Written by: Hannah Tran | September 17th, 2020
Red Shoes and the Seven Dwarfs (Sung-ho Hong/Moo-Hyun Jang/Young Sik Uhm, 2019) 1 out of 4 stars.
After Snow White puts on a pair of enchanted red shoes and turns into a conventionally attractive version of herself, she must work with a group of cursed princes-turned-dwarfs to reverse their curse and defeat her evil-witch stepmother. This is the story of Locus Corporation’s Red Shoes and the Seven Dwarfs, a parody film that often feels less like parody and more like a bloated and charmless version of the stories it draws reference from. And while it will likely win the hearts of a younger crowd, its strange messaging, emotionless performances and halfhearted narrative choices are unlikely to earn the affection of many others.

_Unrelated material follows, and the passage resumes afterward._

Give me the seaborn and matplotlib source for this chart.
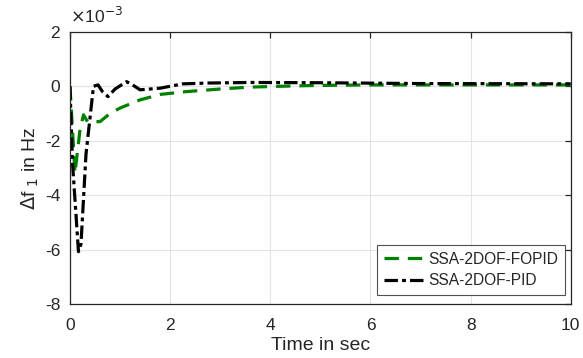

While it may not be nearly as offensive as its initial marketing campaign suggested, Red Shoes’ ultimate message about inner beauty and self-worth still ends up getting bogged down by the film’s insistence on establishing how much more preferable the thin version of its central heroine is. While it is true that her “Red Shoes” self would be more likely to be respected in both her and our society, the movie proves that its premise almost entirely hinges on the supporting male perspective as soon as you realize that her change in appearance only matters so far as it allows her romantic interest to grow past his initial shallowness.
And the shallow characters make for shallow voice performances. While most of the cast turns out to be merely forgettable, lead actress Chloë Grace Moretz (Greta) turns out to be memorable only due to her unfitting lifelessness. On the other hand, Jim Rash (The Way, Way Back), as the movie’s perfectly average central villain, Prince Average, is one of the few who take a more appropriately comedic and energetic approach, his small number of scenes elevating the feel of the film and the performances of those opposite him.
Furthermore, the plot moves from point to point in the same way you might expect an artificial intelligence machine to, all of it feeling a little confused but generally predictable. It rarely has strong motivation for its story choices, and some of the central moments of character transformation feel more like they’re giving up rather than having genuine changes of heart. Although the visual designs are charming and the animation is fairly impressive for a newer studio, Red Shoes’ simple tale of unselfish love and inner beauty is one that’s most unforgivable problems lie beyond skin deep.